William Drake william.drake at graduateinstitute.ch
Thu Apr 3 02:02:19 EDT 2008


Hi Milton,

Agree with most of your post, but one comment.

On 4/3/08 5:25 AM, "Milton L Mueller" <mueller at syr.edu> wrote:

> The answer should be obvious: NTIA is not looking for information about what
> needs to be done, but seeking confirmation of its prior tendency to do
> nothing. Government agencies, in the absence of strong leadership from their
> political superiors, are lazy and prone to inertia. NTIA is not going to take
> any initiatives on its own and clearly the lame-duck Bush Presidency has no
> vision or plan in this area. The US is reasonably comfortable with the status
> quo and won't move until someone makes them very uncomfortable.

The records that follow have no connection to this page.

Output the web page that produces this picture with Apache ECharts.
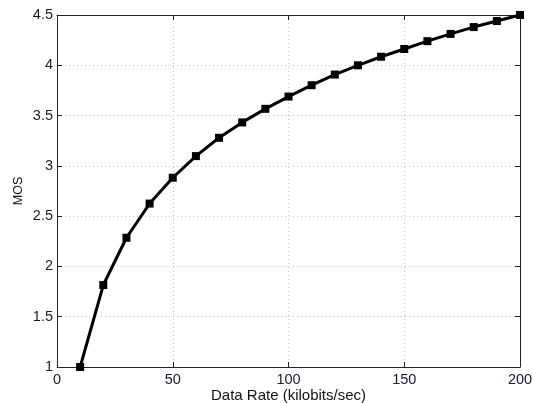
<!DOCTYPE html>
<html><head><meta charset="utf-8">
<script src="https://cdn.jsdelivr.net/npm/echarts@6/dist/echarts.min.js"></script>
<style>html,body{margin:0;padding:0;background:#fff}#c{width:533px;height:403px}</style>
</head><body><div id="c"></div>
<script>
const dataRate = [10,20,30,40,50,60,70,80,90,100,110,120,130,140,150,160,170,180,190,200];
const mos = [1.0,1.815,2.285,2.625,2.882,3.097,3.279,3.432,3.567,3.689,3.802,3.908,4.0,4.085,4.162,4.24,4.312,4.38,4.44,4.5];
const xTicks = [0,50,100,150,200];
const yTicks = [1,1.5,2,2.5,3,3.5,4,4.5];
const xTitle = 'Data Rate (kilobits/sec)';
const yTitle = 'MOS';

const font = 'Liberation Sans, Arial, sans-serif';
const chart = echarts.init(document.getElementById('c'));
const gridStyle = {show:true, lineStyle:{color:'#c4c4c4', width:1, type:[1,3]}};
chart.setOption({
  animation:false,
  grid:{left:57, right:13, top:15, bottom:36, outerBoundsMode:'none', containLabel:false},
  xAxis:[{
    type:'value', min:0, max:200, interval:50, position:'bottom',
    name:xTitle, nameLocation:'middle', nameGap:21, nameMoveOverlap:false,
    nameTextStyle:{color:'#111', fontSize:15, fontFamily:font},
    axisLine:{show:true, onZero:false, lineStyle:{color:'#222', width:1}},
    axisTick:{show:true, inside:true, length:5, lineStyle:{color:'#222'}},
    axisLabel:{color:'#1a1a2e', fontSize:14.5, fontFamily:font, margin:5,
      formatter:v=>xTicks.includes(v)?String(v):''},
    splitLine:gridStyle
  },{
    type:'value', min:0, max:200, interval:50, position:'top',
    axisLine:{show:true, onZero:false, lineStyle:{color:'#222', width:1}},
    axisTick:{show:true, inside:true, length:5, lineStyle:{color:'#222'}},
    axisLabel:{show:false}, splitLine:{show:false}
  }],
  yAxis:[{
    type:'value', min:1, max:4.5, interval:0.5, position:'left',
    name:yTitle, nameLocation:'middle', nameGap:32, nameRotate:90, nameMoveOverlap:false,
    nameTextStyle:{color:'#111', fontSize:12.5, fontFamily:font},
    axisLine:{show:true, onZero:false, lineStyle:{color:'#222', width:1}},
    axisTick:{show:true, inside:true, length:5, lineStyle:{color:'#222'}},
    axisLabel:{color:'#1a1a2e', fontSize:14.5, fontFamily:font, margin:4,
      formatter:v=>{const t=yTicks.find(k=>Math.abs(k-v)<1e-9);return t===undefined?'':String(t);}},
    splitLine:gridStyle
  },{
    type:'value', min:1, max:4.5, interval:0.5, position:'right',
    axisLine:{show:true, onZero:false, lineStyle:{color:'#222', width:1}},
    axisTick:{show:true, inside:true, length:5, lineStyle:{color:'#222'}},
    axisLabel:{show:false}, splitLine:{show:false}
  }],
  series:[{
    type:'line', xAxisIndex:0, yAxisIndex:0,
    data:dataRate.map((x,i)=>[x,mos[i]]),
    lineStyle:{color:'#000', width:3},
    symbol:'rect', symbolSize:8,
    itemStyle:{color:'#000', borderColor:'#000', borderWidth:0},
    clip:false
  }]
});
</script></body></html>
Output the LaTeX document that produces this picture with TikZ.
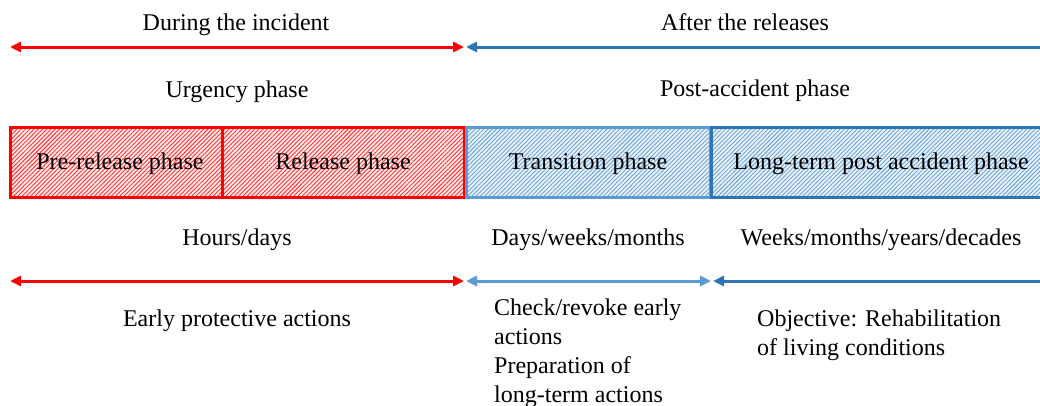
\documentclass[tikz,border=0pt]{standalone}
\usepackage{fontspec}
\setmainfont{Liberation Serif}
\usetikzlibrary{patterns.meta,arrows.meta}
\definecolor{dblue}{RGB}{46,117,182}
\definecolor{lblue}{RGB}{91,155,213}
\definecolor{pred}{RGB}{255,0,0}
\tikzset{
  mytip/.tip={Triangle[length=11pt,width=10pt]},
  lbl/.style={font=\fontsize{24}{29}\selectfont, inner sep=0pt, anchor=base},
  para/.style={font=\fontsize{24}{28.8}\selectfont, inner sep=0pt, align=left, anchor=north west},
  arr/.style={line width=3pt},
  phasebox/.style={line width=3pt, minimum height=70pt, inner sep=0pt, outer sep=0pt, anchor=center},
  redhatch/.style={preaction={fill=pred!8}, pattern={Lines[angle=45,distance=3pt,line width=0.9pt]}, pattern color=pred!80},
  bluehatch/.style={preaction={fill=lblue!12}, pattern={Lines[angle=45,distance=3pt,line width=0.9pt]}, pattern color=lblue!90},
}
\begin{document}
\begin{tikzpicture}[x=1pt,y=1pt]
\useasboundingbox (0,0) rectangle (1040,-405);
\clip (0,0) rectangle (1040,-405);
% top labels
\node[lbl] (during) at (236,-30) {During the incident};
\node[lbl] (after) at (745,-30) {After the releases};
\node[lbl] (urg) at (237,-97) {Urgency phase};
\node[lbl] (post) at (755,-96) {Post-accident phase};
% top arrows
\coordinate (ta) at (10,-47);
\coordinate (tb) at (464,-47);
\coordinate (tc) at (466,-47);
\coordinate (td) at (1045,-47);
\draw[arr,pred,{mytip}-{mytip}] (ta) -- (tb);
\draw[arr,dblue,{mytip}-] (tc) -- (td);
% boxes
\node[phasebox, draw=pred, minimum width=212pt, redhatch] (pre) at (116,-162) {};
\node at (120,-164) [lbl, anchor=center] (pret) {Pre-release phase};
\node[phasebox, draw=pred, minimum width=242pt, redhatch] (rel) at (343,-162) {};
\node at (343,-164) [lbl, anchor=center] (relt) {Release phase};
\node[phasebox, draw=lblue, minimum width=244pt, bluehatch] (tra) at (588,-162) {};
\node at (588,-164) [lbl, anchor=center] (trat) {Transition phase};
\node[phasebox, draw=dblue, minimum width=345pt, bluehatch] (lt) at (883.5,-162) {};
\node at (881,-164) [lbl, anchor=center] (ltt) {Long-term post accident phase};
% durations
\node[lbl] (hours) at (237,-245) {Hours/days};
\node[lbl] (days) at (588,-245) {Days/weeks/months};
\node[lbl] (weeks) at (881,-245) {Weeks/months/years/decades};
% bottom arrows
\coordinate (ba) at (10,-281);
\coordinate (bb) at (464,-281);
\coordinate (bc) at (466,-281);
\coordinate (bd) at (711,-281);
\coordinate (be) at (713,-281);
\coordinate (bf) at (1045,-281);
\draw[arr,pred,{mytip}-{mytip}] (ba) -- (bb);
\draw[arr,lblue,{mytip}-{mytip}] (bc) -- (bd);
\draw[arr,dblue,{mytip}-] (be) -- (bf);
% bottom texts
\node[lbl] (early) at (237,-326) {Early protective actions};
\node[para] (check) at (494,-299) {Check/revoke early\\actions\\Preparation of\\long-term actions};
\node[para] (obj) at (757,-310) {Objective: Rehabilitation\\of living conditions};
\end{tikzpicture}
\end{document}
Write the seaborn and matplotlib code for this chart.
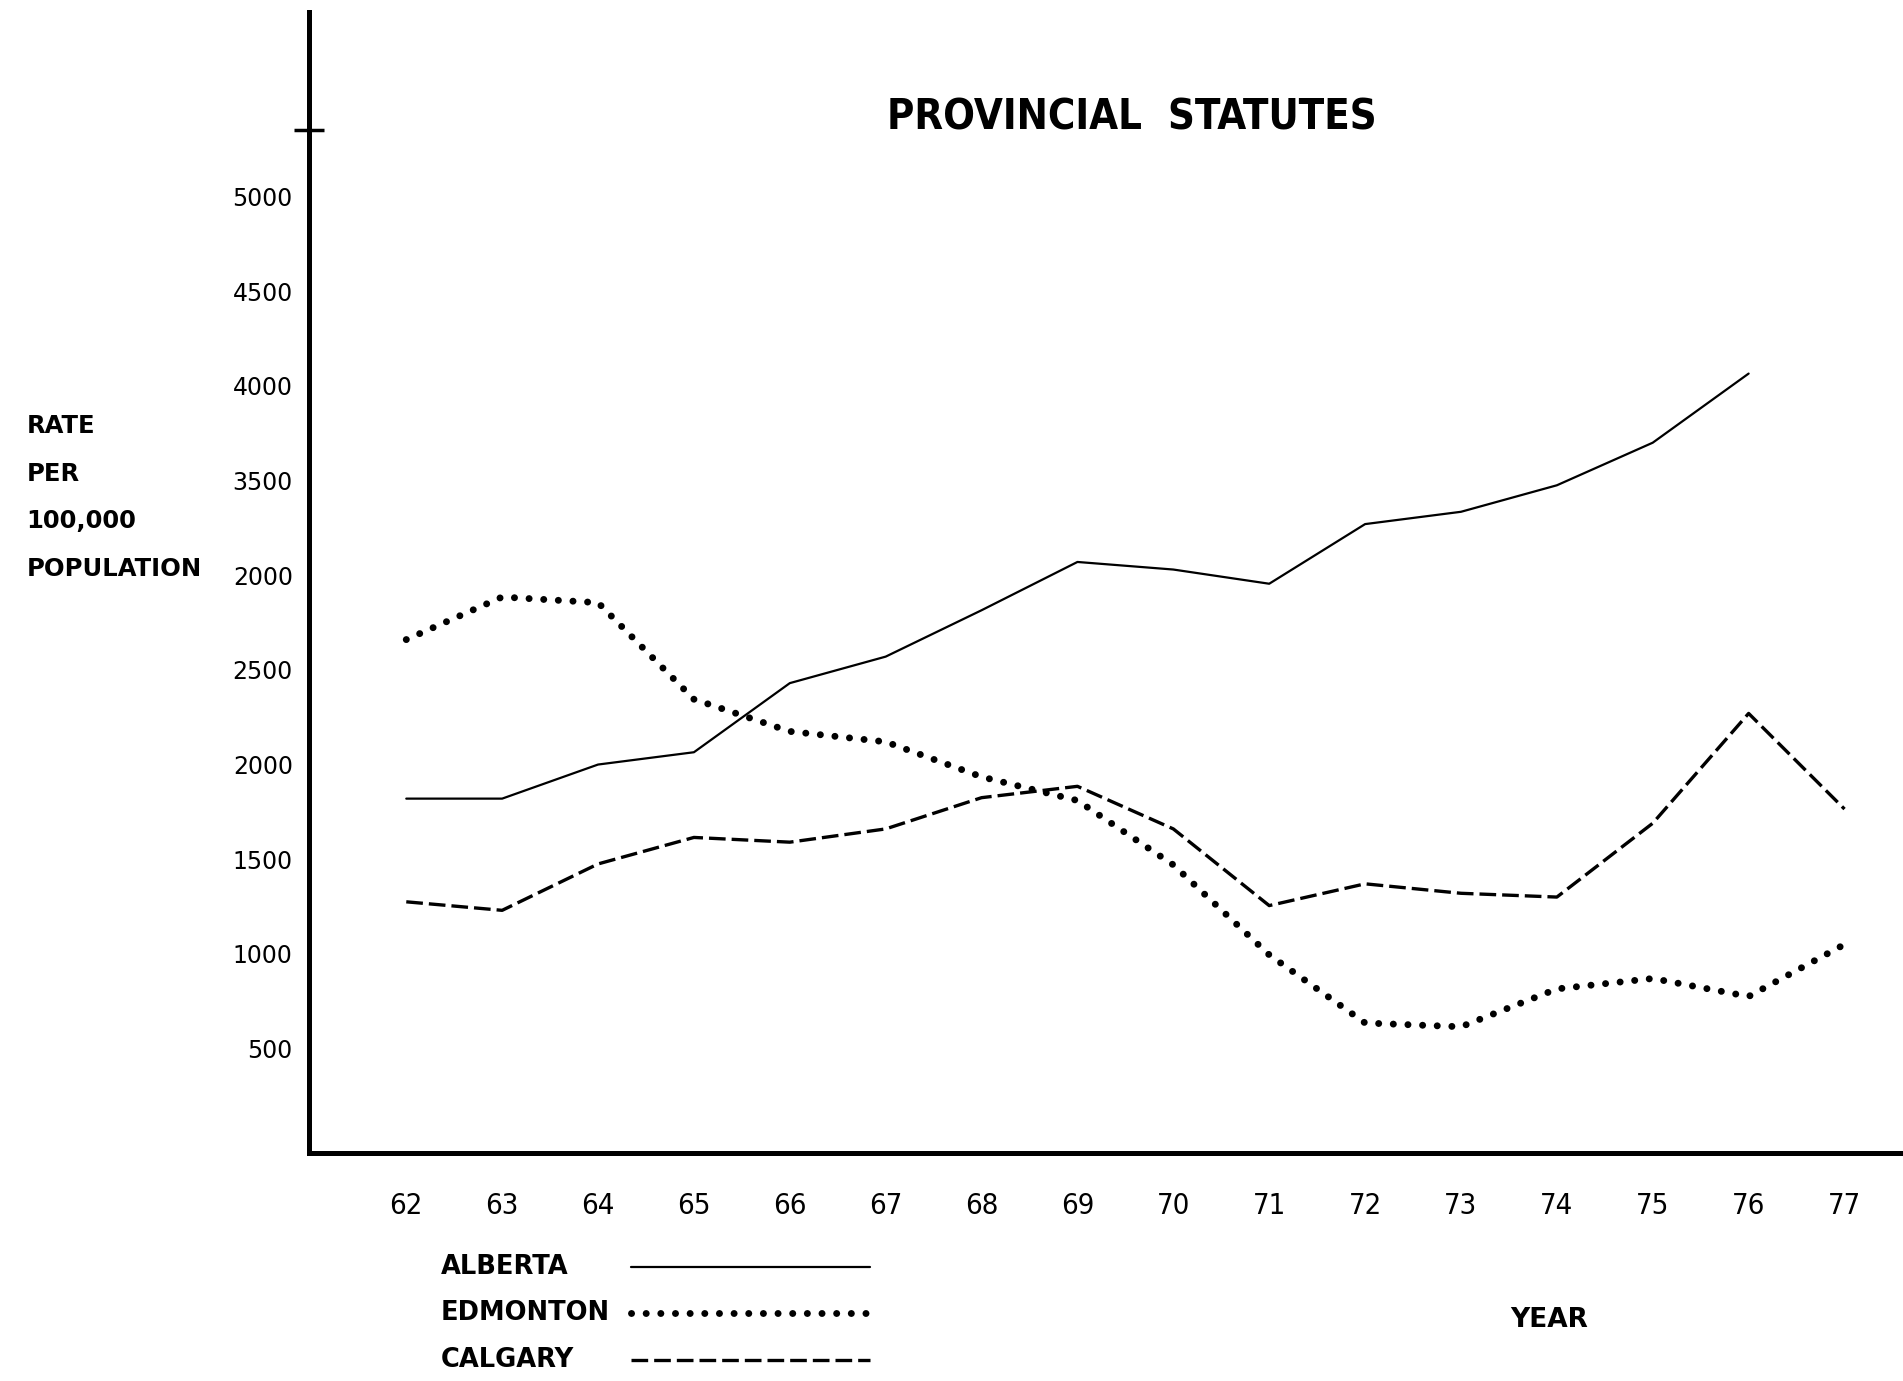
import matplotlib
matplotlib.use("Agg")
import pandas as pd
import seaborn as sns
import matplotlib.pyplot as plt
from matplotlib.lines import Line2D

# data
years = list(range(62, 78))
alberta = [1820, 1820, 2000, 2065, 2430, 2570, 2815, 3070, 3030, 2955,
           3270, 3335, 3475, 3700, 4065]
edmonton = [2660, 2885, 2855, 2345, 2175, 2120, 1935, 1810, 1470, 995,
            635, 615, 815, 870, 775, 1050]
calgary = [1275, 1230, 1475, 1615, 1590, 1660, 1825, 1885, 1660, 1255,
           1370, 1320, 1300, 1690, 2270, 1765]

ytick_vals = [500, 1000, 1500, 2000, 2500, 3000, 3500, 4000, 4500, 5000]
ytick_labels = ['500', '1000', '1500', '2000', '2500', '2000', '3500', '4000', '4500', '5000']
ylabel_lines = ['RATE', 'PER', '100,000', 'POPULATION']
legend_names = ['ALBERTA', 'EDMONTON', 'CALGARY']

sns.set_theme(style='white')
plt.rcParams['font.family'] = ['DejaVu Sans']
plt.rcParams['text.color'] = 'black'
plt.rcParams['xtick.color'] = 'black'
plt.rcParams['ytick.color'] = 'black'

fig = plt.figure(figsize=(19.03, 13.81), dpi=100)
fig.patch.set_facecolor('white')
ax = fig.add_axes([0.1626, 0.1652, 0.8374, 0.826])
ax.set_facecolor('white')

sns.lineplot(x=years[:len(alberta)], y=alberta, ax=ax, color='black', linewidth=1.6)
sns.lineplot(x=years, y=edmonton, ax=ax, color='black', linewidth=5)
ax.lines[-1].set_linestyle((0, (0.01, 2.1)))
ax.lines[-1].set_dash_capstyle('round')
sns.lineplot(x=years, y=calgary, ax=ax, color='black', linewidth=2.4)
ax.lines[-1].set_linestyle((0, (5, 1.8)))

ax.set_xlim(60.99, 77.61)
ax.set_ylim(-51, 5974)

ax.set_xticks(years)
ax.set_xticklabels([str(y) for y in years], fontsize=21, fontstretch='condensed')
ax.set_yticks(ytick_vals)
ax.set_yticklabels(ytick_labels, fontsize=17)
ax.set_yticks([5350], minor=True)
ax.tick_params(axis='both', which='major', length=0)
ax.tick_params(axis='x', pad=28)
ax.tick_params(axis='y', pad=12)
ax.tick_params(axis='y', which='minor', left=True, direction='inout',
               length=22, width=2.5, color='black')

for s in ['top', 'right']:
    ax.spines[s].set_visible(False)
for s in ['left', 'bottom']:
    ax.spines[s].set_linewidth(3.6)
    ax.spines[s].set_color('black')
ax.grid(False)

fig.text(0.595, 0.9148, 'PROVINCIAL  STATUTES', ha='center', va='center',
         fontsize=30, fontweight='bold', fontstretch='condensed')

for i, t in enumerate(ylabel_lines):
    fig.text(0.014, 0.6916 - i * 0.0346, t, ha='left', va='center',
             fontsize=17.5, fontweight='bold')

fig.text(0.8138, 0.0439, 'YEAR', ha='center', va='center', fontsize=19, fontweight='bold')

# legend drawn by hand: labels on the left, keys on the right
styles = [dict(lw=1.6, ls='-'),
          dict(lw=5, ls=(0, (0.01, 2.1)), dash_capstyle='round'),
          dict(lw=2.4, ls=(0, (5, 1.8)))]
rows = [0.0826, 0.0492, 0.0149]
for name, st, yy in zip(legend_names, styles, rows):
    fig.text(0.2315, yy, name, ha='left', va='center', fontsize=18.5, fontweight='bold')
    fig.add_artist(Line2D([0.3316, 0.4573], [yy, yy], color='black',
                          transform=fig.transFigure, **st))

fig.savefig('out.png', dpi=100, facecolor='white')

Saying the problem is laziness is equivalent to the standard practice of
attributing failed international negotiations to a lack of "political will."
There are of course structural forces at work that constrain the space for
movement.  The US has a strong society and an institutionally weak state
(save in the military sphere).  NTIA's Office of International Affairs is
just nine mostly mid-level people (all of them women, coincidentally), 3 of
whom have any involvement in ICANN matters.  They work for a Commerce Sec.
and administration committed to the Alfred E. Neuman school of economic
policymaking, and are down the street from a multiplicity of massive
companies, industry associations and government agencies, plus think tanks
and CSOs, all of whom oppose sharing sovereignty.  You know all this, so why
dump on "lazy bureaucrats"?  You can't really believe that if NTIA staffers
just pulled up their socks and sat up straighter they could tell all the
assembled forces for the status quo, sorry, suck it up, ICANN goes free into
the wild because we think it's a good idea that might make IGP and some
non-voters in distant lands happy?

> community and even ICANN itself is clearly unhappy with its role, and anyone
> with half a brain knows that it is not a austainable position in the long
> term. 

In the long run we're all dead, so that's not much comfort.  Prior to that,
I've got fifty bucks that says the next administration won't change
anything, at least not in its first term.  Who'd want to throw read meat to
right wing blogosphere etc before the 2012 election?